O Brasil possui os rios mais caudalosos do mundo ou os alimenta, como o Amazonas e o Rio da Prata. Suas montanhas lembram os Alpes em alguns trechos e se elevam até três mil metros, com zonas nevadas, no caso do seu pico mais alto, o Itatiaia. Suas grandes quedas d’água – Iguaçú e Sete Quedas – superam em força a de Niágara, bem mais famosa, e estão entre as maiores reservas hidrelétricas do mundo. Suas cidades, como o Rio de Janeiro e São Paulo, ainda em pleno crescimento fantástico, já rivalizam com as europeias em luxo e beleza. Todas as formas de paisagem variam diante do olhar sempre fascinado, e a multiplicidade de sua fauna e flora há séculos garante aos cientistas sempre novas surpresas. Só a lista de suas espécies de pássaros é capaz de encher compêndios inteiros de catálogos, e cada nova expedição volta com centenas de novas espécies descobertas. Só o futuro desvendará o que jaz oculto sob o solo na forma de possibilidades latentes de minérios.
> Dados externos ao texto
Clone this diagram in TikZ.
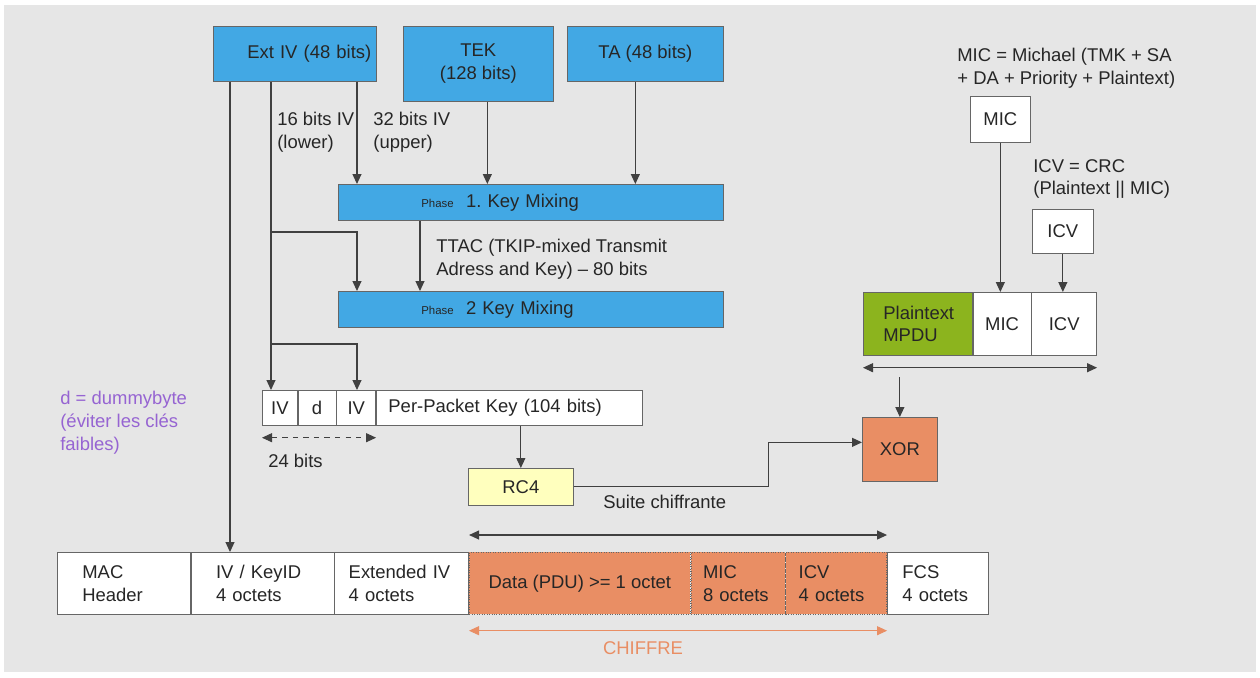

Certo é que as maiores reservas de minérios de ferro do mundo esperam aqui intactas, suficientes para abastecer toda a nossa terra durante séculos, e que não falta a este gigantesco país uma só espécie de minério, rocha ou planta. Por tudo que se tenha feito nos últimos anos para ordenar tudo isso, a verificação e a avaliação verdadeiras aqui ainda estão no começo, antes do começo decisivo. Por isso, é preciso repetir sempre: graças ao fato de ser virgem e tão amplo, este enorme país significa, para o nosso mundo apinhado de gente, muitas vezes já fatigado, esgotado, uma das maiores esperanças – e talvez a esperança mais justificada.

A primeira impressão deste país é de uma opulência desconcertante. Tudo é intenso – o sol, a luz, as cores. O azul do céu é mais retumbante, o verde, mais profundo e saciado, a terra, mais compacta e roxa – nenhum pintor seria capaz de encontrar em sua paleta matizes mais ardentes, ofuscantes, cintilantes do que os das plumas dos pássaros, das asas das borboletas. A natureza sempre se supera: nos temporais que rasgam os céus com seus raios estrondosos, nas chuvas que se precipitam como rios selvagens e na vegetação que em poucos meses se transforma em verdes e densos matagais. Mas também o solo, intacto há séculos e milênios e ainda não desafiado a mostrar seu pleno desempenho, responde a cada apelo com uma força quase inacreditável. Quando nos lembramos do esforço, do martírio, da habilidade, da tenacidade a que é preciso recorrer na Europa para que se possa extrair flores ou frutas de um campo, aqui, ao contrário, encontramos uma natureza que precisa ser domada para que não se desenvolva de forma demasiado selvagem e impetuosa. Aqui, o crescimento não necessita ser estimulado, e sim contido, para que em sua bárbara impetuosidade não sufoque o que é plantado pelo homem. Espontaneamente, sem que sejam necessários cuidados especiais, crescem as árvores e os arbustos que fornecem alimentos a uma grande parte da população – banana, manga, mandioca, abacaxi. E cada nova planta e árvore frutífera trazidas de outros continentes usam e abusam deste húmus virgem.

Tamanha impetuosidade e boa vontade – quase poderia se dizer: generosidade – com que esta terra responde a cada experiência que se tenta fazer com ela, paradoxalmente se transformou várias vezes em perigo para sua economia. Com sequência quase regular ocorreram crises de superprodução, unicamente porque tudo era muito rápido e simples. O episódio em que sacas de café foram lançadas ao mar, no século XX, é o exemplo mais recente. Cada vez que o Brasil começa a produzir alguma coisa, precisa se auto impor barreiras, a fim de evitar a superprodução. Por isso a história econômica do Brasil é cheia de mudanças surpreendentes, e talvez seja até mais dramática do que sua história política, pois geralmente o caráter econômico de um país é determinado inequivocamente desde o começo: cada país toca um instrumento, e o ritmo não muda essencialmente ao longo dos séculos. Um país é agrícola, outro extrai sua riqueza da madeira ou do minério, o terceiro, da pecuária. A linha da produção pode oscilar para cima ou para baixo, mas de um modo geral a direção permanece a mesma. O Brasil, ao contrário, é um país das constantes transformações e das mudanças bruscas. Na verdade, cada século produziu uma característica econômica diferente, e no decorrer desse drama, cada ato tem um nome: ouro ou açúcar, café, borracha ou madeira. Em cada século, em cada meio século, o Brasil revelou sempre uma nova e diferente surpresa quanto a seus abundantes recursos.”

ZWEIG, Stefan. Brasil, um país do futuro. Tradução de Kristina Michahelles. Porto Alegre, Rio Grande do Sul: L&PM, 2006: 78 - 81.